> [Supplied information]:
· · · · ·

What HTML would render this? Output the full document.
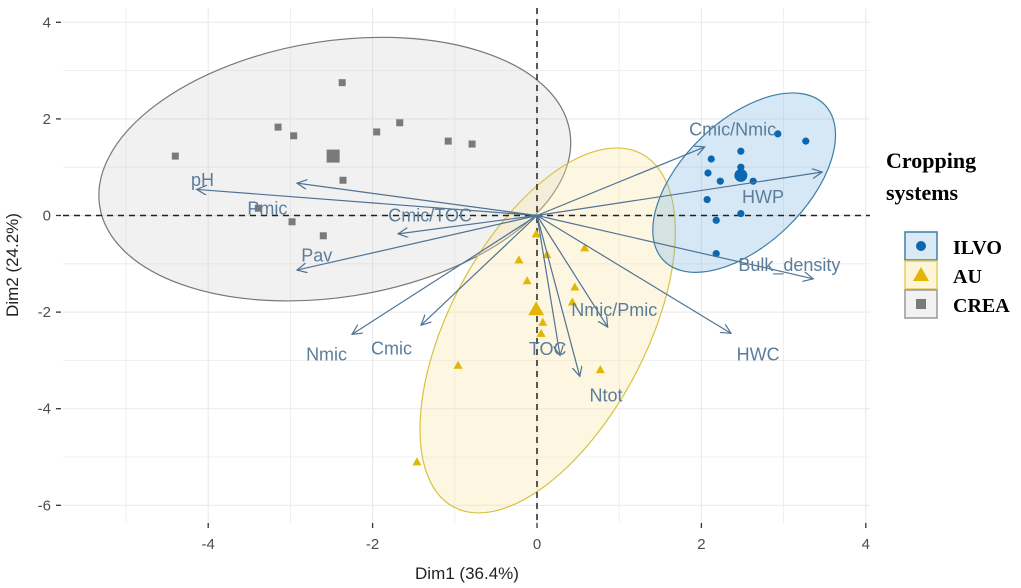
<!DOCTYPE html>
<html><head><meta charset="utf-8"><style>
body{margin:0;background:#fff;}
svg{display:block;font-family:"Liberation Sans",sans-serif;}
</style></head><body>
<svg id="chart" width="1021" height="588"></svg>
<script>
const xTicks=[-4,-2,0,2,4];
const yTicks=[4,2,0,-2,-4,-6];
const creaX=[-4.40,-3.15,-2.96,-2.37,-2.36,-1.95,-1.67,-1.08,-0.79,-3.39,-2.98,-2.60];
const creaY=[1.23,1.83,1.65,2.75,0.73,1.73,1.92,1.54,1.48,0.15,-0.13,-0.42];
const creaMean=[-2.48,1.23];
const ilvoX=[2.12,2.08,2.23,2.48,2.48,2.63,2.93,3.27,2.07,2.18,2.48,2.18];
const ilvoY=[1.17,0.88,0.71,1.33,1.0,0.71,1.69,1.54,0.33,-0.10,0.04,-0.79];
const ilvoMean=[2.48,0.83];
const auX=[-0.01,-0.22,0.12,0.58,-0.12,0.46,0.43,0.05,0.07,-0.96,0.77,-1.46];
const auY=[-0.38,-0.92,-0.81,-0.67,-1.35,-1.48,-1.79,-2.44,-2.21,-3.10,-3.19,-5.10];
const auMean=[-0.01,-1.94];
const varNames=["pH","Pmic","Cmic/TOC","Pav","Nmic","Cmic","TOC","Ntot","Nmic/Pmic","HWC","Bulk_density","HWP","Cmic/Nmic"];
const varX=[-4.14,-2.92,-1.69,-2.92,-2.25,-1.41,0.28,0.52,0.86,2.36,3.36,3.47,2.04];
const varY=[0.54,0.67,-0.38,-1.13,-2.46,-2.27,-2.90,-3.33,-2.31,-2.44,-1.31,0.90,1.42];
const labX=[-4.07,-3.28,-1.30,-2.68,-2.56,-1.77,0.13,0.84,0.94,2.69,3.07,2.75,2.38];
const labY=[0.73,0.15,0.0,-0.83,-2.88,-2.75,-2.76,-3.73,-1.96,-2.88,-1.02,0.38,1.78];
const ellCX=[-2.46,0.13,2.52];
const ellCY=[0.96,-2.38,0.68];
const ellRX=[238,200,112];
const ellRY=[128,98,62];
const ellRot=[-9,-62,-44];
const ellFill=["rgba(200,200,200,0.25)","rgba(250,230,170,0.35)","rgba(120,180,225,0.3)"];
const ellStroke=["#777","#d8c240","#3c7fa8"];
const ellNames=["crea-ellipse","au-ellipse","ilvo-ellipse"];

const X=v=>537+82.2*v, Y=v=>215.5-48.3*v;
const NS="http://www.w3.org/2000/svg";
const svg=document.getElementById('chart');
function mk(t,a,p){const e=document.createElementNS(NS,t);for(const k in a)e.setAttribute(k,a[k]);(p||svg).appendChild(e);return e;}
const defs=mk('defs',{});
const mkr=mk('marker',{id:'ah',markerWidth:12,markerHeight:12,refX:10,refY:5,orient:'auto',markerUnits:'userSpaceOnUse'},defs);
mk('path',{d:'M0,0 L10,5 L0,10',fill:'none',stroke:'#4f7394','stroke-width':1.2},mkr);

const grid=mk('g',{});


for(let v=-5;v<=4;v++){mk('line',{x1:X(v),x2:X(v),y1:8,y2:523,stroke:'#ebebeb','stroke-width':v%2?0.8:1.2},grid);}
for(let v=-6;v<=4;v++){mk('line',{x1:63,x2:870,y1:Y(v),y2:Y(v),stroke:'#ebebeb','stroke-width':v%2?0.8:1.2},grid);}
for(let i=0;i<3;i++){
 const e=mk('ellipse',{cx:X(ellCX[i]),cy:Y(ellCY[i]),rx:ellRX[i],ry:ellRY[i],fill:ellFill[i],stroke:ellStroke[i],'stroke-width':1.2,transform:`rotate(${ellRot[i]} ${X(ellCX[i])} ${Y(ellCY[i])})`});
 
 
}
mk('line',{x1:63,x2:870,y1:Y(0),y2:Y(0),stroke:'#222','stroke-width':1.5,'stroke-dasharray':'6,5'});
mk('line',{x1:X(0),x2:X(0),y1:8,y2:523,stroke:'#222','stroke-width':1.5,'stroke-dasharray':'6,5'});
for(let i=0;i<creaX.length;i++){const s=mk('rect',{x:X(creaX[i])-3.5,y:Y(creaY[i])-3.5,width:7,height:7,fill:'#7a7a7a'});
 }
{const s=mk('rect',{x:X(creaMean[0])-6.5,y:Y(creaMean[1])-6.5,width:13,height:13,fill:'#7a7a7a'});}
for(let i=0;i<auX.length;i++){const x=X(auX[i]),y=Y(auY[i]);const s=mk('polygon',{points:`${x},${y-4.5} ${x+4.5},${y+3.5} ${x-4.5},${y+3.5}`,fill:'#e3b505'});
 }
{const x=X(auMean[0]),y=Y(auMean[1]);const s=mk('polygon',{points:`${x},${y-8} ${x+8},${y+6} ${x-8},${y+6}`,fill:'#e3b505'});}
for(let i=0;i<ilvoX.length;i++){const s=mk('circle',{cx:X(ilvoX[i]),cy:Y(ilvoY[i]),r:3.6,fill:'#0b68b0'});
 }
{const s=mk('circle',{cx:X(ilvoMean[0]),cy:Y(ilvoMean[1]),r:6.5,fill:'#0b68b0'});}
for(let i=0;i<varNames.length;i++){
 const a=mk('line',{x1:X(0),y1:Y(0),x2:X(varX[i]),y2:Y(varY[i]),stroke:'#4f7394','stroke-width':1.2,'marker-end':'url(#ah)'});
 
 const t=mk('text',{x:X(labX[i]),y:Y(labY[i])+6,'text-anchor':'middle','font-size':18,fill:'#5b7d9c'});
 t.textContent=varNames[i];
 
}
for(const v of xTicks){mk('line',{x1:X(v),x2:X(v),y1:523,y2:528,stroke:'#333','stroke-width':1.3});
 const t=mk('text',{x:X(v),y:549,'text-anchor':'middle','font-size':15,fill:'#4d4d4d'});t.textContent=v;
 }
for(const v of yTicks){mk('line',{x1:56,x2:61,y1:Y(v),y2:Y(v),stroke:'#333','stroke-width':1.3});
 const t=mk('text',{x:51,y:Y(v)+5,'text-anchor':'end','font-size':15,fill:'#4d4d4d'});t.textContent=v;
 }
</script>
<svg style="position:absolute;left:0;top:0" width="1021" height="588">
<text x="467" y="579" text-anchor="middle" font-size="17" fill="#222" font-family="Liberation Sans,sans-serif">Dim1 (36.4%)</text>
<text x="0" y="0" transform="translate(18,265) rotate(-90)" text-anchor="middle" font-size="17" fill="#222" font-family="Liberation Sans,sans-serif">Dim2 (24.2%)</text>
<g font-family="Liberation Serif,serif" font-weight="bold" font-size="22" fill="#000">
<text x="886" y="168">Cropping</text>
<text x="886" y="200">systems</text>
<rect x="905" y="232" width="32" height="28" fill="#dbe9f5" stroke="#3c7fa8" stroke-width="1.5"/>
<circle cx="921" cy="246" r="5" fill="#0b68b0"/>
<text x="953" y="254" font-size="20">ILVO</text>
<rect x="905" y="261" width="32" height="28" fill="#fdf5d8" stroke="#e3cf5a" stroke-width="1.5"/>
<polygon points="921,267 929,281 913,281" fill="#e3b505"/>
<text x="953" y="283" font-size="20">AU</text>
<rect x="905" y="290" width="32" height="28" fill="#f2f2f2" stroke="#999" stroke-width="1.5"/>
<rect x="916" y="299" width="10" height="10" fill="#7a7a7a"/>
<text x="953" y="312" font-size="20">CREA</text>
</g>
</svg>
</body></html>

· · · · ·

> [Your task]: Your task is to repeat the data above exactly while excluding the pictures.

> [Solution to this task]:
What HTML would render this? Output the full document.
<!DOCTYPE html>
<html><head><meta charset="utf-8"><style>
body{margin:0;background:#fff;}
svg{display:block;font-family:"Liberation Sans",sans-serif;}
</style></head><body>
<svg id="chart" width="1021" height="588"></svg>
<script>
const xTicks=[-4,-2,0,2,4];
const yTicks=[4,2,0,-2,-4,-6];
const creaX=[-4.40,-3.15,-2.96,-2.37,-2.36,-1.95,-1.67,-1.08,-0.79,-3.39,-2.98,-2.60];
const creaY=[1.23,1.83,1.65,2.75,0.73,1.73,1.92,1.54,1.48,0.15,-0.13,-0.42];
const creaMean=[-2.48,1.23];
const ilvoX=[2.12,2.08,2.23,2.48,2.48,2.63,2.93,3.27,2.07,2.18,2.48,2.18];
const ilvoY=[1.17,0.88,0.71,1.33,1.0,0.71,1.69,1.54,0.33,-0.10,0.04,-0.79];
const ilvoMean=[2.48,0.83];
const auX=[-0.01,-0.22,0.12,0.58,-0.12,0.46,0.43,0.05,0.07,-0.96,0.77,-1.46];
const auY=[-0.38,-0.92,-0.81,-0.67,-1.35,-1.48,-1.79,-2.44,-2.21,-3.10,-3.19,-5.10];
const auMean=[-0.01,-1.94];
const varNames=["pH","Pmic","Cmic/TOC","Pav","Nmic","Cmic","TOC","Ntot","Nmic/Pmic","HWC","Bulk_density","HWP","Cmic/Nmic"];
const varX=[-4.14,-2.92,-1.69,-2.92,-2.25,-1.41,0.28,0.52,0.86,2.36,3.36,3.47,2.04];
const varY=[0.54,0.67,-0.38,-1.13,-2.46,-2.27,-2.90,-3.33,-2.31,-2.44,-1.31,0.90,1.42];
const labX=[-4.07,-3.28,-1.30,-2.68,-2.56,-1.77,0.13,0.84,0.94,2.69,3.07,2.75,2.38];
const labY=[0.73,0.15,0.0,-0.83,-2.88,-2.75,-2.76,-3.73,-1.96,-2.88,-1.02,0.38,1.78];
const ellCX=[-2.46,0.13,2.52];
const ellCY=[0.96,-2.38,0.68];
const ellRX=[238,200,112];
const ellRY=[128,98,62];
const ellRot=[-9,-62,-44];
const ellFill=["rgba(200,200,200,0.25)","rgba(250,230,170,0.35)","rgba(120,180,225,0.3)"];
const ellStroke=["#777","#d8c240","#3c7fa8"];
const ellNames=["crea-ellipse","au-ellipse","ilvo-ellipse"];

const X=v=>537+82.2*v, Y=v=>215.5-48.3*v;
const NS="http://www.w3.org/2000/svg";
const svg=document.getElementById('chart');
function mk(t,a,p){const e=document.createElementNS(NS,t);for(const k in a)e.setAttribute(k,a[k]);(p||svg).appendChild(e);return e;}
const defs=mk('defs',{});
const mkr=mk('marker',{id:'ah',markerWidth:12,markerHeight:12,refX:10,refY:5,orient:'auto',markerUnits:'userSpaceOnUse'},defs);
mk('path',{d:'M0,0 L10,5 L0,10',fill:'none',stroke:'#4f7394','stroke-width':1.2},mkr);

const grid=mk('g',{});


for(let v=-5;v<=4;v++){mk('line',{x1:X(v),x2:X(v),y1:8,y2:523,stroke:'#ebebeb','stroke-width':v%2?0.8:1.2},grid);}
for(let v=-6;v<=4;v++){mk('line',{x1:63,x2:870,y1:Y(v),y2:Y(v),stroke:'#ebebeb','stroke-width':v%2?0.8:1.2},grid);}
for(let i=0;i<3;i++){
 const e=mk('ellipse',{cx:X(ellCX[i]),cy:Y(ellCY[i]),rx:ellRX[i],ry:ellRY[i],fill:ellFill[i],stroke:ellStroke[i],'stroke-width':1.2,transform:`rotate(${ellRot[i]} ${X(ellCX[i])} ${Y(ellCY[i])})`});
 
 
}
mk('line',{x1:63,x2:870,y1:Y(0),y2:Y(0),stroke:'#222','stroke-width':1.5,'stroke-dasharray':'6,5'});
mk('line',{x1:X(0),x2:X(0),y1:8,y2:523,stroke:'#222','stroke-width':1.5,'stroke-dasharray':'6,5'});
for(let i=0;i<creaX.length;i++){const s=mk('rect',{x:X(creaX[i])-3.5,y:Y(creaY[i])-3.5,width:7,height:7,fill:'#7a7a7a'});
 }
{const s=mk('rect',{x:X(creaMean[0])-6.5,y:Y(creaMean[1])-6.5,width:13,height:13,fill:'#7a7a7a'});}
for(let i=0;i<auX.length;i++){const x=X(auX[i]),y=Y(auY[i]);const s=mk('polygon',{points:`${x},${y-4.5} ${x+4.5},${y+3.5} ${x-4.5},${y+3.5}`,fill:'#e3b505'});
 }
{const x=X(auMean[0]),y=Y(auMean[1]);const s=mk('polygon',{points:`${x},${y-8} ${x+8},${y+6} ${x-8},${y+6}`,fill:'#e3b505'});}
for(let i=0;i<ilvoX.length;i++){const s=mk('circle',{cx:X(ilvoX[i]),cy:Y(ilvoY[i]),r:3.6,fill:'#0b68b0'});
 }
{const s=mk('circle',{cx:X(ilvoMean[0]),cy:Y(ilvoMean[1]),r:6.5,fill:'#0b68b0'});}
for(let i=0;i<varNames.length;i++){
 const a=mk('line',{x1:X(0),y1:Y(0),x2:X(varX[i]),y2:Y(varY[i]),stroke:'#4f7394','stroke-width':1.2,'marker-end':'url(#ah)'});
 
 const t=mk('text',{x:X(labX[i]),y:Y(labY[i])+6,'text-anchor':'middle','font-size':18,fill:'#5b7d9c'});
 t.textContent=varNames[i];
 
}
for(const v of xTicks){mk('line',{x1:X(v),x2:X(v),y1:523,y2:528,stroke:'#333','stroke-width':1.3});
 const t=mk('text',{x:X(v),y:549,'text-anchor':'middle','font-size':15,fill:'#4d4d4d'});t.textContent=v;
 }
for(const v of yTicks){mk('line',{x1:56,x2:61,y1:Y(v),y2:Y(v),stroke:'#333','stroke-width':1.3});
 const t=mk('text',{x:51,y:Y(v)+5,'text-anchor':'end','font-size':15,fill:'#4d4d4d'});t.textContent=v;
 }
</script>
<svg style="position:absolute;left:0;top:0" width="1021" height="588">
<text x="467" y="579" text-anchor="middle" font-size="17" fill="#222" font-family="Liberation Sans,sans-serif">Dim1 (36.4%)</text>
<text x="0" y="0" transform="translate(18,265) rotate(-90)" text-anchor="middle" font-size="17" fill="#222" font-family="Liberation Sans,sans-serif">Dim2 (24.2%)</text>
<g font-family="Liberation Serif,serif" font-weight="bold" font-size="22" fill="#000">
<text x="886" y="168">Cropping</text>
<text x="886" y="200">systems</text>
<rect x="905" y="232" width="32" height="28" fill="#dbe9f5" stroke="#3c7fa8" stroke-width="1.5"/>
<circle cx="921" cy="246" r="5" fill="#0b68b0"/>
<text x="953" y="254" font-size="20">ILVO</text>
<rect x="905" y="261" width="32" height="28" fill="#fdf5d8" stroke="#e3cf5a" stroke-width="1.5"/>
<polygon points="921,267 929,281 913,281" fill="#e3b505"/>
<text x="953" y="283" font-size="20">AU</text>
<rect x="905" y="290" width="32" height="28" fill="#f2f2f2" stroke="#999" stroke-width="1.5"/>
<rect x="916" y="299" width="10" height="10" fill="#7a7a7a"/>
<text x="953" y="312" font-size="20">CREA</text>
</g>
</svg>
</body></html>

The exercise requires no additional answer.